Woodstock library to update master plan

(Photo by Dion Ogust)

(Photo by Dion Ogust)

Woodstock library trustees followed a piece of advice from its Facilities Task Force and voted, 7-1, to hire an architect to update its 2007 master plan during a more than three hour meeting March 19. But the action was not taken without contention from trustee Geoffrey Hanowitz, who urged going ahead with the halted plan to build the planned Annex on the site of the defunct Library Laundromat and said the board had been “hijacked” by a vocal minority. Hanowitz cast the lone vote against hiring the architect for updating the master plan.

Board President Stuart Auchincloss, who was also a member of the Facilities Task Force, advocated for the chosen course of action. “I think that we should do the master plan update first because I think that the public relations involved in doing a good master plan update will put us in the position in the community to move forward with the first phase of whatever project the master plan comes up with,” he said. “I think by that point, the community will know what we can do, why we want to do it and be ready to support that. And I think that if building something across the street is the first phase, that we’ll be in a better position to do that than if we were to decide tonight to do that because of the community outreach that we would be doing between now and then.”

The annex as proposed by Joel Sanders Architect was an 1,800-square-foot building on the former Library Laundromat parcel. The project was halted after community opposition appeared to balk at the $1.6 million cost and possible environmental impact to the banks of the Tannery Brook. At that point, the library board formed the Facilities Task Force to make recommendation. Along with the master plan the Task Force touted an expansion on the library’s north side as a possible way of filling space needs.


Auchincloss said he sees a master plan update not as a mandate for a specific project, but as a look at the entire campus including the former laundromat parcel, as well as being crucial to regaining community trust.

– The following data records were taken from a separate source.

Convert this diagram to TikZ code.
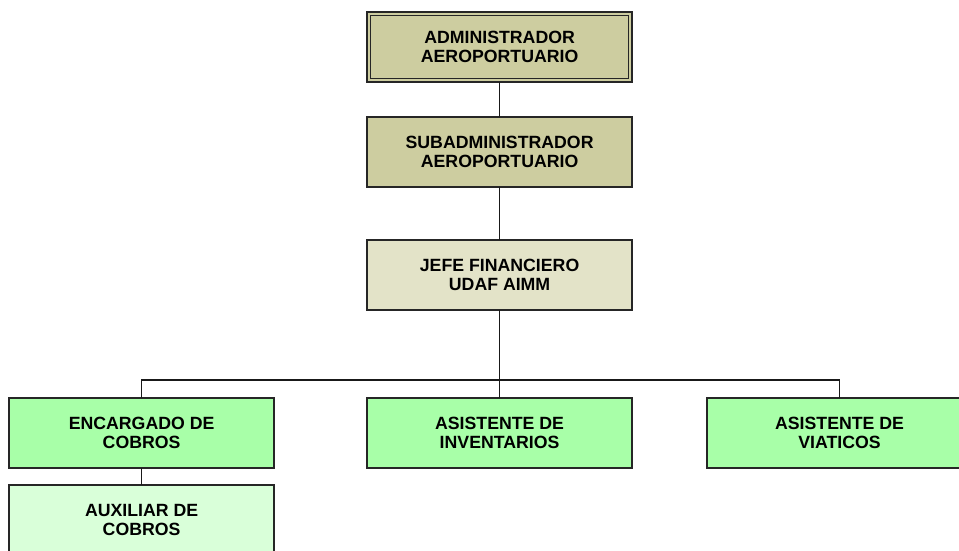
\documentclass[tikz,border=0pt]{standalone}
\usepackage{fontspec}
\setmainfont{Liberation Sans}
\usepackage{xcolor}
\usetikzlibrary{positioning}

\definecolor{tanfill}{RGB}{205,205,160}
\definecolor{paletan}{RGB}{227,227,200}
\definecolor{greenfill}{RGB}{168,255,168}
\definecolor{palegreen}{RGB}{217,255,217}

\begin{document}
\begin{tikzpicture}[
        node distance=1cm,
        post/.style={draw=black!85, line width=1.1pt, minimum width=6.625cm,
                     minimum height=1.75cm, inner sep=0pt, outer sep=0pt, align=center,
                     font=\fontsize{12.6}{13.6}\selectfont\bfseries},
        link/.style={draw=black!90, line width=1pt}
    ]
        \useasboundingbox (0,0) rectangle (23.975,-13.775);

        \node[post, fill=tanfill] (adm) at (12.49,-1.175) {ADMINISTRADOR\\AEROPORTUARIO};
        \draw[black!85, line width=0.8pt] ([shift={(0.09,-0.09)}]adm.north west)
            rectangle ([shift={(-0.09,0.09)}]adm.south east);
        \node[post, fill=tanfill] (subadm) [below=0.875cm of adm] {SUBADMINISTRADOR\\AEROPORTUARIO};
        \node[post, fill=paletan] (jefe) [below=1.325cm of subadm] {JEFE FINANCIERO\\UDAF AIMM};

        % fila inferior
        \node[post, fill=greenfill] (asinv) [below=2.2cm of jefe] {ASISTENTE DE\\INVENTARIOS};
        \node[post, fill=greenfill] (encargado) [left=2.325cm of asinv] {ENCARGADO DE\\COBROS};
        \node[post, fill=greenfill] (viaticos) [right=1.875cm of asinv] {ASISTENTE DE\\VIATICOS};
        \node[post, fill=palegreen] (auxiliar) [below=0.425cm of encargado] {AUXILIAR DE\\COBROS};

        \coordinate[below=1.75cm of jefe.south] (bus);

        \path[link]
            (adm) -- (subadm)
            (subadm) -- (jefe)
            (jefe) -- (asinv)
            (encargado.north) |- (bus) -| (viaticos.north)
            (encargado) -- (auxiliar);
    \end{tikzpicture}
\end{document}
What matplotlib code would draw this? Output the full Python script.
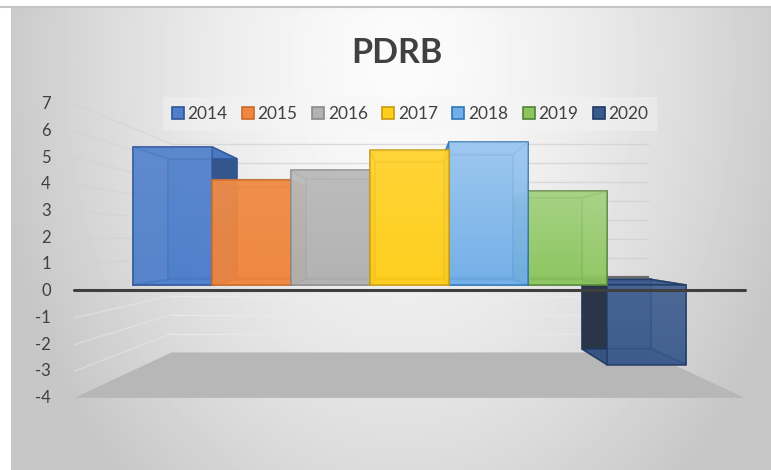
import numpy as np
import matplotlib
matplotlib.use('Agg')
import matplotlib.pyplot as plt
from matplotlib.patches import Patch, Polygon

plt.rcParams['font.family'] = ['Lato', 'DejaVu Sans']

years = ['2014', '2015', '2016', '2017', '2018', '2019', '2020']
values = [5.9, 4.5, 4.9, 5.75, 6.1, 4.0, -3.4]
tick_values = [7, 6, 5, 4, 3, 2, 1, 0, -1, -2, -3, -4]
fills = ['#4f7fcb', '#f0873f', '#b2b2b2', '#ffcf1c', '#72afe8', '#8cc65f', '#3a5a8c']
edges = ['#2f5597', '#c8682a', '#8a8a8a', '#c99a10', '#2e75b6', '#548235', '#1f3864']
sides = ['#34568f', '#c8682a', '#8a8a8a', '#c99a10', '#5f9bd0', '#4f8a3a', '#2b3548']
glow = [0.05, 0.05, 0.12, 0.1, 0.3, 0.22, 0.05]

W, H = 771, 470
PX_CAT, PX_CAT0 = 79.0, 172.5
PX_VAL, PX_VAL0 = 23.4, 285.0

# depth factors around the vanishing point
K_BAR_BACK = 0.874
K_WALL = 0.81
K_FRONT = 1.14
VP_X = (409.5 - PX_CAT0) / PX_CAT
VP_Y = (PX_VAL0 - 241) / PX_VAL
X_LEFT, X_RIGHT = -0.72, 6.72


def deep(x, y, k):
    return VP_X + k * (x - VP_X), VP_Y + k * (y - VP_Y)


fig = plt.figure(figsize=(W / 100, H / 100), dpi=100, facecolor='white')
ax = fig.add_axes([0, 0, 1, 1])
ax.axis('off')

# background gradient of the chart area
xs, ys = np.meshgrid(np.arange(W - 11), np.arange(H - 8))
dist = np.sqrt(((xs + 11 - 400) / 400.0) ** 2 + (0.75 * (ys + 8 - 60) / 420.0) ** 2)
shade = np.clip(0.985 - 0.2 * dist ** 1.5, 0.78, 1)
ax.imshow(shade, cmap='gray', vmin=0, vmax=1, aspect='auto', zorder=0,
          extent=[(11 - PX_CAT0) / PX_CAT, (W - PX_CAT0) / PX_CAT,
                  (PX_VAL0 - H) / PX_VAL, (PX_VAL0 - 8) / PX_VAL])
fig.add_artist(plt.Line2D([0, 1], [1 - 7 / H, 1 - 7 / H], color='#c4c4c4', lw=1.5))

# floor
floor = [deep(X_LEFT, -4, K_FRONT), deep(X_RIGHT, -4, K_FRONT),
         deep(X_RIGHT, -4, K_WALL), deep(X_LEFT, -4, K_WALL)]
ax.add_patch(Polygon(floor, closed=True, fc='#b7b7b7', ec='none', zorder=1))

# gridlines on the side wall and back wall
for v in tick_values:
    if v == -4:
        continue
    col = '#cfcfcf' if v >= 0 else '#ececec'
    p0 = deep(X_LEFT, v, K_FRONT)
    p1 = deep(X_LEFT, v, K_WALL)
    p2 = deep(X_RIGHT, v, K_WALL)
    if v != 0:
        ax.plot([p0[0], p1[0]], [p0[1], p1[1]], color=col, lw=1, alpha=0.45, zorder=1)
    ax.plot([p1[0], p2[0]], [p1[1], p2[1]], color='#6a6a6a' if v == 0 else col,
            lw=1.6 if v == 0 else 1, alpha=1 if v == 0 else 0.7, zorder=1)


def face(pts, fc, alpha, ec, z):
    ax.add_patch(Polygon(pts, closed=True, fc=matplotlib.colors.to_rgba(fc, alpha),
                         ec=matplotlib.colors.to_rgba(ec, 0.75), lw=1.2, zorder=z))


# outer bars first, the one facing the viewer last
order = sorted(range(len(values)), key=lambda i: -abs(i - VP_X))
for z, i in enumerate(order):
    zz = 3 + z
    x0, x1 = i - 0.5, i + 0.5
    v = values[i]
    a = deep(x0, 0, 1)
    b = deep(x1, 0, 1)
    c = deep(x1, v, 1)
    d = deep(x0, v, 1)
    ab = deep(x0, 0, K_BAR_BACK)
    bb = deep(x1, 0, K_BAR_BACK)
    cb = deep(x1, v, K_BAR_BACK)
    db = deep(x0, v, K_BAR_BACK)
    left_outer = x0 > VP_X
    right_outer = x1 < VP_X
    face([ab, bb, cb, db], fills[i], 0.9, edges[i], zz)
    face([a, ab, db, d], sides[i] if left_outer else fills[i],
         1.0 if left_outer else 0.7, edges[i], zz)
    face([b, bb, cb, c], sides[i] if right_outer else fills[i],
         1.0 if right_outer else 0.7, edges[i], zz)
    face([d, c, cb, db], fills[i], 0.85, edges[i], zz)
    face([a, b, bb, ab], fills[i], 0.85, edges[i], zz)
    face([a, b, c, d], fills[i], 0.8, edges[i], zz)
    # lighter towards the top of the front face
    sheen = np.ones((64, 1, 4))
    sheen[:, 0, 3] = np.linspace(glow[i], 0, 64)
    ax.imshow(sheen, aspect='auto', zorder=zz, extent=[x0, x1, min(0, v), max(0, v)])

ax.set_xlim(-PX_CAT0 / PX_CAT, (W - PX_CAT0) / PX_CAT)
ax.set_ylim((PX_VAL0 - H) / PX_VAL, PX_VAL0 / PX_VAL)

# horizontal axis line at the front
z0 = deep(X_LEFT, 0, 1.11)
z1 = deep(X_RIGHT, 0, 1.11)
ax.plot([deep(X_LEFT, 0, K_FRONT)[0], deep(X_RIGHT, 0, K_FRONT)[0]], [z0[1], z1[1]],
        color='#3f3f3f', lw=2.2, solid_capstyle='round', zorder=20)

# value labels
for v in tick_values:
    x, y = deep(X_LEFT, v, K_FRONT)
    ax.annotate(str(v), (x, y), xytext=(-17, 0), textcoords='offset points',
                ha='right', va='center', fontsize=12, color='#404040', zorder=21)

handles = [Patch(fc=f, ec=e, lw=1.2) for f, e in zip(fills, edges)]
leg = ax.legend(handles, years, ncol=7, loc='center', bbox_to_anchor=(410 / W, 1 - 114 / H),
                bbox_transform=fig.transFigure, fontsize=12.4, frameon=True, fancybox=False,
                handlelength=0.7, handleheight=0.64, handletextpad=0.2, columnspacing=0.85,
                labelcolor='#404040', borderpad=0.5)
leg.get_frame().set(facecolor='#f6f6f6', alpha=0.4, edgecolor='none')
leg.set_zorder(2)

ax.text((397 - PX_CAT0) / PX_CAT, (PX_VAL0 - 53) / PX_VAL, 'PDRB', ha='center', va='center',
        fontsize=24.5, fontweight='bold', color='#404040', zorder=21)

fig.savefig('out.png', dpi=100)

“A year ago, when we were on track with this project, there was enough public opposition in the newspapers and around the town that it was my opinion it would be hard to raise any serious money to build any project, whether we negotiated with Joel Sanders and got a $750,000 project or not,” he said. “That’s my reason for thinking that we should pause the annex project and get back to the community and regain the trust of the community for the library…We need community support if we’re going to do a major capital campaign, whether we do a bond issue or not.”

But Hanowitz doesn’t believe community support for the annex has eroded. In fact, he thinks the opposition was only a small minority. “This board should exercise its authority and make a decision,” Hanowitz said. He proposed bringing the annex up for vote, but his measure failed to gain traction.

Trustee Dorothea Marcus said the political climate has changed and the town has asserted no permit will be issued for a building larger than the former laundromat, which was only 1000 square feet.

The library and Town Board had signed a memorandum of understanding, or MOU, stating the library could bypass regular town approval processes because it was exempt as a separate taxing authority. Last summer Supervisor Jeremy Wilber said the MOU was only for a building of the same footprint as the laundromat.

“This MOU thing. Why don’t we just leave that to the lawyers,” Hanowitz said. “The community has spoken already…I see what’s happening here as a microcosm of what’s happening in Washington. Nothing gets done.”